I have all my vSwitches set up with primary and standby adapters. For the virtual machine switch, there are 4 adapters (two etherchannels) -2 nics primary, 2 standby. These are going to back to a pair of Cisco 6513's. IP has load balancing is set on the vswithch.
I test failover by pinging a guest and pulling cables. When it fails over to the standby, at most it'll miss one ping if that but when I fail it back to the primary by plugging those cables back in, it will consistantly miss 5 pings and then be back to normal.
Does anyone know of a setting that will enable the vSwitch to fail back faster?
Thanks
How did you check this?
Cause i also tested this setup, and it did fail miserably. Use ESXTOP from the command line, check with N which nics gets traffic when a cable is pulled.
Duncan
My virtualisation blog:
What happens if you just use one etherchannel? What load balancing are you using on your vswitch/port group?
euuhm this setup is a no go.
what will happen is when the first channel fails a link the first nic of the second channel will join in. in other words their will be two different channels active at the same time. create a 4 link channel instead or drop the channels and use load balancing on virtual port id.
Duncan
My virtualisation blog:
I'm using two port channels as the primary and secondary nics go to different physical switches. If I fail one of the nics in that e-channel, at the most one ping will be dropped. Same failing to the standby nics, it is just failing back to the primary where there is the 5 ping delay.
The load balance policy is IP Hash.
Hmmm. That is not what I see happening: both nics in the first port channel have to fail before the the standby kicks in. If it did what you are saying, my testing would fail miserably.
It's an interesting Cisco article you posted on your blog Duncan (I read it briefly yesterday) - especially in regards to configuring an etherchannel and using Port ID on the vswitch/port group. We've only ever been able to use IP Hash.... will make some interesting testing on Monday :smileygrin:
I was just testing by pinging a guest. I'll check out with esxtop and report back. Thanks.
Did you manage to get your etherchannel's working with Port ID?
Thanks Duncan - I'll pass this onto the netadmin of the site.
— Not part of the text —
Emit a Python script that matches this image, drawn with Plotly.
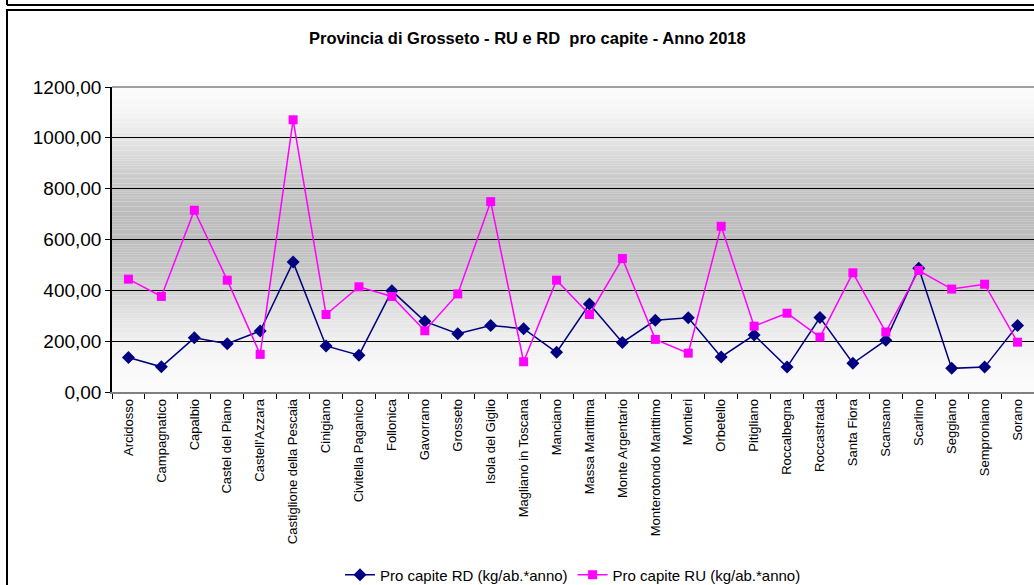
import plotly.graph_objects as go

comuni = ["Arcidosso", "Campagnatico", "Capalbio", "Castel del Piano", "Castell'Azzara",
          "Castiglione della Pescaia", "Cinigiano", "Civitella Paganico", "Follonica",
          "Gavorrano", "Grosseto", "Isola del Giglio", "Magliano in Toscana", "Manciano",
          "Massa Marittima", "Monte Argentario", "Monterotondo Marittimo", "Montieri",
          "Orbetello", "Pitigliano", "Roccalbegna", "Roccastrada", "Santa Fiora",
          "Scansano", "Scarlino", "Seggiano", "Semproniano", "Sorano"]

rd = [136, 99, 213, 190, 240, 511, 181, 145, 398, 278, 229, 262, 249, 156,
      346, 195, 282, 292, 138, 224, 98, 293, 113, 204, 487, 93, 98, 262]

ru = [444, 376, 715, 440, 148, 1071, 305, 414, 376, 241, 386, 749, 119, 440,
      305, 525, 207, 153, 652, 259, 310, 216, 469, 236, 478, 405, 424, 196]

y_ticks = [0, 200, 400, 600, 800, 1000, 1200]

title = "Provincia di Grosseto - RU e RD  pro capite - Anno 2018"
name_rd = "Pro capite RD (kg/ab.*anno)"
name_ru = "Pro capite RU (kg/ab.*anno)"

fig = go.Figure()
fig.add_trace(go.Scatter(x=comuni, y=rd, name=name_rd, mode="lines+markers",
                         line=dict(color="#000080", width=1.5),
                         marker=dict(symbol="diamond", size=10, color="#000080")))
fig.add_trace(go.Scatter(x=comuni, y=ru, name=name_ru, mode="lines+markers",
                         line=dict(color="#ff00ff", width=1.5),
                         marker=dict(symbol="square", size=9, color="#ff00ff")))

# gradient background (styling)
stops = [(0, 252), (100, 248), (200, 240), (300, 226), (400, 210), (500, 196),
         (600, 190), (700, 188), (800, 196), (900, 212), (1000, 230), (1100, 245), (1200, 252)]
def grey(v):
    for (a, ca), (b, cb) in zip(stops[:-1], stops[1:]):
        if a <= v <= b:
            t = (v - a) / (b - a)
            return int(round(ca + t * (cb - ca)))
    return 252

shapes = []
step = 10
for i in range(0, 1200, step):
    g = grey(i + step / 2)
    shapes.append(dict(type="rect", xref="paper", yref="y", x0=0, x1=1, y0=i, y1=i + step,
                       fillcolor=f"rgb({g},{g},{g})", line=dict(width=0), layer="below"))

def px_x(px):
    return (px - 112) / 922
def px_y(py):
    return (392 - py) / 305

# outer frames
shapes.append(dict(type="line", xref="paper", yref="paper", x0=px_x(7), x1=px_x(1040),
                   y0=px_y(5), y1=px_y(5), line=dict(color="black", width=2)))
shapes.append(dict(type="line", xref="paper", yref="paper", x0=px_x(7), x1=px_x(7),
                   y0=px_y(-5), y1=px_y(5), line=dict(color="black", width=2)))
shapes.append(dict(type="rect", xref="paper", yref="paper", x0=px_x(7), x1=px_x(1040),
                   y0=px_y(600), y1=px_y(10), line=dict(color="black", width=2)))
# plot top border
shapes.append(dict(type="line", xref="paper", yref="paper", x0=0, x1=1, y0=1, y1=1,
                   line=dict(color="#808080", width=1.5)))

fig.update_layout(
    width=1034, height=585,
    margin=dict(l=112, r=0, t=87, b=193),
    paper_bgcolor="white", plot_bgcolor="white",
    separators=",.",
    font=dict(family="Liberation Sans, Arial, sans-serif", color="black"),
    title=dict(text=f"<b>{title}</b>", x=0.51, xref="container", y=1 - 38 / 585,
               yref="container", xanchor="center", yanchor="middle",
               font=dict(size=16.5, color="black")),
    shapes=shapes,
    showlegend=True,
    legend=dict(orientation="h", x=0.5, xanchor="center", xref="paper",
                y=10 / 585, yref="container", yanchor="middle",
                font=dict(size=15), bgcolor="rgba(0,0,0,0)", tracegroupgap=0),
    xaxis=dict(type="category", range=[-0.5, 27.5], tickangle=-90, tickfont=dict(size=13),
               ticks="outside", tickson="boundaries", ticklen=5, tickcolor="black",
               showgrid=False, showline=True, linecolor="#808080", linewidth=1.5,
               zeroline=False, automargin=False),
    yaxis=dict(range=[0, 1200], tickvals=y_ticks, tickformat=".2f", tickfont=dict(size=19),
               ticks="outside", ticklen=5, tickcolor="black", showgrid=True,
               gridcolor="black", gridwidth=1, showline=True, linecolor="black",
               linewidth=1.5, zeroline=False, automargin=False),
)

fig.write_html("out.html", config={"displayModeBar": False},
               post_script="document.body.style.margin='0px';document.body.style.overflow='hidden';")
If Cisco say's to do it - it's gotta be for a good reason. I'd say there will be a number of people out there now questioning their config after reading Cisco's pdf. But then I guess the other side of the arguement will be..... if it works, why change it?
Indeed Java, it amazed me that cisco prefers port id.... especially when you consider they can do cross stack etherchannels.
Duncan
My virtualisation blog:
This is an interesting post, thanks Duncan. I just skimmed through it...had a question. On page 23 of the slides it shows a graph of ESX hosts, physical NICs and what looks to be virtual switches (pictured in the middle). Is it showing different hosts connecting to the same vSwitch or am I seeing it wrong? Is this a function of ESX 3.5 that I don't know about? vSwitches are limited to hosts I thought. I could be reading it wrong...
Duncan, right you are, thanks for pointing me to using esxtop to test. I still can't get it to drop any pings with 10 vm's behind the vswitch but I sure am seeing it start using one of the failover nics. I need to be going to redundant switches so I'll remove the etherchannels and go to port ID load balancing.